Graeme Manson, co-creator of Orphan Black, tells Entertainment Weekly's Dalton Ross that a creepy scene in the latest episode (which aired Saturday) was an "homage to Carrie, all the way. The director did a great job with that scene and it’s right up the alley of what John Fawcett and I really like. It really slips into horror mode there and we like that the show has that elastic tone that we can do that...It’s a truly freaky and wonderful scene." I left some of what he said out of there, and do be warned that if you go to the EW article linked to above, it is full of spoilers.
The creators aren't the only ones from Orphan Black who are fans of Carrie. Last month, actor Jordan Gavaris, who plays Felix Dawkinson the show, told the San Francisco Chronicle's David Wiegand that he fell in love with movies when he worked at Blockbuster at the age of 15. "I got 10 free rentals a week," he laughed to Wiegand. "Before 15, you're seeing all the blockbusters. But then I saw (Brian De Palma's) Carrie. It was a phenomenal film, and I am obsessed with Sissy Spacek. I watched her entire filmography and what that did was expose me to directors like Robert Altman, Todd Field, Costa-Gavras, Michael Apted."
Kavanagh discusses more of his inspirations with the Hollywood Reporter's Matt Patches.
The pair discuss working with Michael Cain, Dennis Franz, and Angie Dickinson, who was still working on TV's Police Woman at the time, and would fly in to do her scenes. Whereas Allen and Gordon had plenty of rehearsal time, Dickinson did not. "Angie was finding her movie-acting rhythm again, and that was interesting to watch," Gordon tells Fangoria. "We did that one scene we had and we didn't rehearse it to death, so that was good. I was always trying to make her more comfortable by getting her to laugh and whatnot, and at first she didn't seem to like that, but she slowly warmed to it. Brian would tell her, 'Look, we're not trying to rush through eight pages a day, we can take our time.' and she relaxed into that. You could see that she remembered liking doing movies and having time, unlike TV where everything is bam-bam, real fast."

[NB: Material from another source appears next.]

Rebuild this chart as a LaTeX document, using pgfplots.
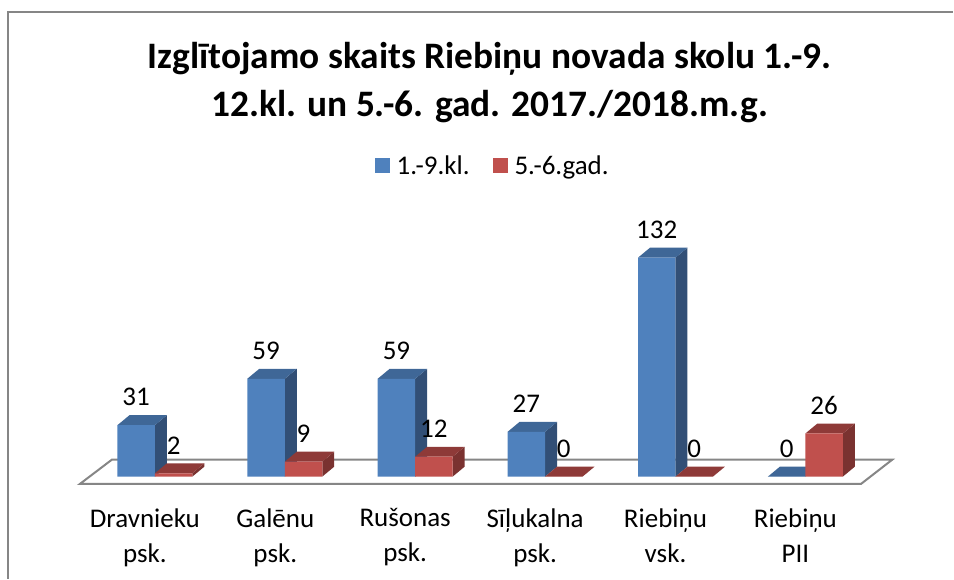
\documentclass[border=0pt]{standalone}
\usepackage{pgfplots}
\pgfplotsset{compat=1.18}
\usepackage{fontspec}
\setmainfont{Carlito}
\definecolor{bf}{HTML}{4F81BD}
\definecolor{bt}{HTML}{3F6797}
\definecolor{bs}{HTML}{324F76}
\definecolor{rf}{HTML}{C0504D}
\definecolor{rt}{HTML}{8E3A38}
\definecolor{rs}{HTML}{7A3230}
\definecolor{gl}{HTML}{868686}
\newcommand\poly[2]{\addplot[fill=#1,draw=none,forget plot] coordinates {#2} -- cycle;}
\begin{document}
\begin{tikzpicture}
\begin{axis}[
  scale only axis, width=954pt, height=579pt,
  xmin=0, xmax=954, ymin=-61.45, ymax=287.35,
  clip=false,
  axis line style={draw=none},
  major tick length=0pt,
  ytick=\empty,
  xtick={145,275.5,405.5,535.5,666,796},
  xticklabels={Dravnieku\\psk.,Galēnu\\psk.,Rušonas\\psk.,Sīļukalna\\psk.,Riebiņu\\vsk.,Riebiņu\\PII},
  xtick pos=bottom,
  x tick label style={align=center,anchor=north,yshift=73.5pt,font=\fontsize{27}{35}\selectfont},
  /pgf/number format/assume math mode=true,
  legend columns=2,
  legend cell align=left,
  legend style={at={(0.5168,0.7133)},anchor=center,draw=none,fill=none,
    font=\fontsize{27}{30}\selectfont,/tikz/every even column/.append style={column sep=21pt}},
]
% frame
\addplot[draw=gl,line width=1.5pt,forget plot] coordinates {(8,-61.45) (8,280.1) (954,280.1)};
% floor
\addplot[draw=gl,fill=white,line width=2pt,forget plot] coordinates {(80,-4.4) (861.7,-4.4) (893,10.24) (112,10.24)} -- cycle;
% blue depth faces
\poly{bs}{(155,0) (155,31) (167,37) (167,6)}
\poly{bt}{(117.5,31) (155,31) (167,37) (129.5,37)}
\poly{bs}{(285,0) (285,59) (297,65) (297,6)}
\poly{bt}{(247.5,59) (285,59) (297,65) (259.5,65)}
\poly{bs}{(415.5,0) (415.5,59) (427.5,65) (427.5,6)}
\poly{bt}{(378,59) (415.5,59) (427.5,65) (390,65)}
\poly{bs}{(545.5,0) (545.5,27) (557.5,33) (557.5,6)}
\poly{bt}{(508,27) (545.5,27) (557.5,33) (520,33)}
\poly{bs}{(676,0) (676,132) (688,138) (688,6)}
\poly{bt}{(638.5,132) (676,132) (688,138) (650.5,138)}
\poly{bt}{(768.5,0) (806,0) (818,6) (780.5,6)}
% blue fronts
\addplot[ybar,bar width=37.5pt,bar shift=-18.75pt,fill=bf,draw=none,
  area legend,
  legend image code/.code={\fill[bf] (0pt,-7.5pt) rectangle (15pt,7.5pt);},
  nodes near coords,
  nodes near coords style={anchor=center,xshift=-18.75pt,yshift=28pt,text=black,font=\fontsize{27}{30}\selectfont}]
  coordinates {(155,31) (285,59) (415.5,59) (545.5,27) (676,132) (806,0)};
\addlegendentry{\hspace{5pt}1.-9.kl.}
% red depth faces
\poly{rs}{(192.5,0) (192.5,2) (204.5,8) (204.5,6)}
\poly{rt}{(155,2) (192.5,2) (204.5,8) (167,8)}
\poly{rs}{(322.5,0) (322.5,9) (334.5,15) (334.5,6)}
\poly{rt}{(285,9) (322.5,9) (334.5,15) (297,15)}
\poly{rs}{(453,0) (453,12) (465,18) (465,6)}
\poly{rt}{(415.5,12) (453,12) (465,18) (427.5,18)}
\poly{rt}{(545.5,0) (583,0) (595,6) (557.5,6)}
\poly{rt}{(676,0) (713.5,0) (725.5,6) (688,6)}
\poly{rs}{(843.5,0) (843.5,26) (855.5,32) (855.5,6)}
\poly{rt}{(806,26) (843.5,26) (855.5,32) (818,32)}
% red fronts
\addplot[ybar,bar width=37.5pt,bar shift=18.75pt,fill=rf,draw=none,
  area legend,
  legend image code/.code={\fill[rf] (0pt,-7.5pt) rectangle (15pt,7.5pt);},
  nodes near coords,
  nodes near coords style={anchor=center,xshift=18.75pt,yshift=28pt,text=black,font=\fontsize{27}{30}\selectfont}]
  coordinates {(155,2) (285,9) (415.5,12) (545.5,0) (676,0) (806,26)};
\addlegendentry{\hspace{5pt}5.-6.gad.}
\node[align=center,font=\fontsize{37.4}{48}\bfseries\selectfont,anchor=center] at (axis cs:490,237.7)
  {Izglītojamo skaits Riebiņu novada skolu 1.-9.\\12.kl. un 5.-6. gad. 2017./2018.m.g.};
\end{axis}
\end{tikzpicture}
\end{document}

Allen talks about meeting Dickinson on set: "Angie and I met in the elevator and then said goodbye; it was like 'Hello! And goodbye!' all in one shot! I didn't have to use too much imagination for that scene; it was all there in front of me. All that blood and gore! But of course, it was also very technical. My hand had to be in this place and my eyes had to be there, and it all works because it's so brilliantly edited."
Fangoria then follows up: "The technicality of the shoot in general must have been very complex, with all the cuts, split screens, dissolves and so forth. Did that highly stylized direction dictate your performances in any way?"
Allen responds, "So much of it was all about timing. It felt robotic at times. For instance, at the end, with the shot first of Keith, then of Michael, then of me, everything had to be perfectly timed and cued up. So I would be doing strange things, and sometimes feeling rather awkward."
'UNDER THE SKIN'
There's a lot more to check out in the Dressed To Kill article, and other terrific articles in the magazine, including the cover story interview with Jonathan Glazer about Under The Skin. At the end of that interview, Fangoria's Chris Alexander tells Glazer, "We're putting Under The Skin on the cover of the most widely read horror-film magazine in the world. Many might not consider it a horror movie, but we do."
Glazer replies, "That's interesting. How does it fit into the canon of horror cinema for you?"
FANG's Alexander: "Horror has always concerned the everyday somehow transformed into a place of danger. It's about that sense of dread, of nightmarish ambiguity. No questions are answered at the end of Under The Skin, and it's haunting. Its effect lingers. To me, that's a horror film."
Glazer: "Great. Then I'm honored that it is. If that's what it is to you, if that's how it feels to you, then that's fantastic."